In any field of human endeavor, you will find people who like things stripped down to their essence, free of trappings, and “pure.”
The Puritans come to mind, for example.
Their whole outlook on life was that the Church had become too much about religion and not enough about God. To them, you found God by stripping away everything else, including the incense, the ceremony, the fancy church building until it was just you standing unadorned before your maker.
Years later, the American League introduced the Designated Hitter rule and the Puritans were reincarnated. Unless the pitcher must stand in the batter’s box, unadorned before a 100 mile per hour fast ball, it’s just not baseball, according to some.
But I’ve always wondered this about Puritans: is it really about the Designated Hitter or the bare altar, or is it about being able to exclude people who don’t meet your standards?
Or, worse still, is it about clinging to a world that is gone and perhaps never really even was?
When it comes to live entertainment, this Puritanism often expresses itself in what I call the “Great Performance Delusion.” In short, the Great Performance Delusion is the belief that “all that matters is a great performance.”

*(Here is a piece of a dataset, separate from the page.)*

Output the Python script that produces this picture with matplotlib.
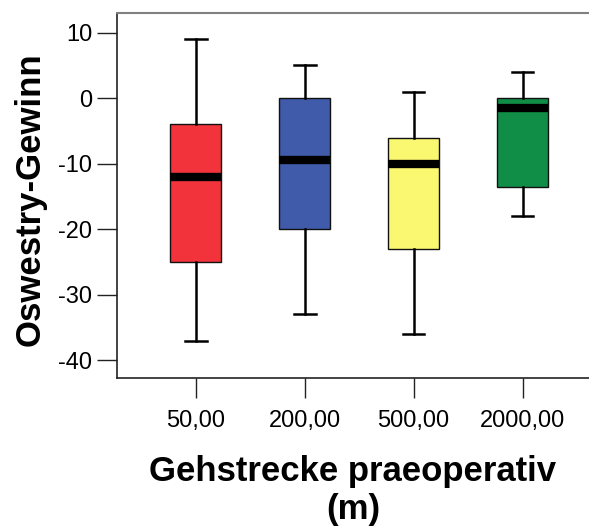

In other words, if the musician just goes up on stage and pours out his or her soul through music, everything else resolves itself correctly: the fan appreciates this beauty, a following is created, a career is sustained, and our culture is enriched.
If only.
In fact, I’d posit that there are many, many truly talented, soulful musicians in all genres doing just that every night, and you’ve never heard of them.
Why not?
Because the Great Performance is a necessary, but not sufficient condition.
When Purists hear this, they revolt. Anything that goes beyond what’s necessary smacks of waste, frivolity, and superficiality.
It’s icing instead of cake.
But let me just say that while cake is good, cake is much, much better with icing.
Some people love un-iced cake, just like some people like to watch pitcher Brad Penny stand in a batter’s box and look like an ostrich holding a broom while the opposing pitcher throws three flaming meteorites by him until he gets to go sit down again.
Some of these icing-free folks are in classical music and just keep getting angrier that the world doesn’t bow down to the greatness and virtuousity of great and virtuous classical musicians who they can name, but no one else can.
Some of these Puritans are in rock music and desperately want that world in which the person on the stage is singing just the right rebel song to make them feel like they can change the world again.
To them, I say that the world is still changeable. That possibility has not left the building.
It’s just different now, and no amount of genuine heart-rending vocals or virtuoso guitar work is going to change that. It will never be 1974 again, until another earth and heaven pass away and a new one, just like this one, comes around again, and then it becomes 1974.
Most people like cake with icing. In fact, if you told the people in your office right now that there was cake in conference room A with chocolate icing and a cake in conference room B that was “pure” cake, I know where you’d find the crowd.
For some people, picking the ‘pure’ is about despising the crowd, or worse still, flattering oneself.
Fair enough. You can do and think what you want. If it’s satisfying to build yourself up as a perceptive rebel, above the teeming masses who like icing, go for it. It’s natural.
But then don’t complain about being unpopular. If you hold people in contempt, they get that.
Even if your contempt is dressed up in pretensions of purity.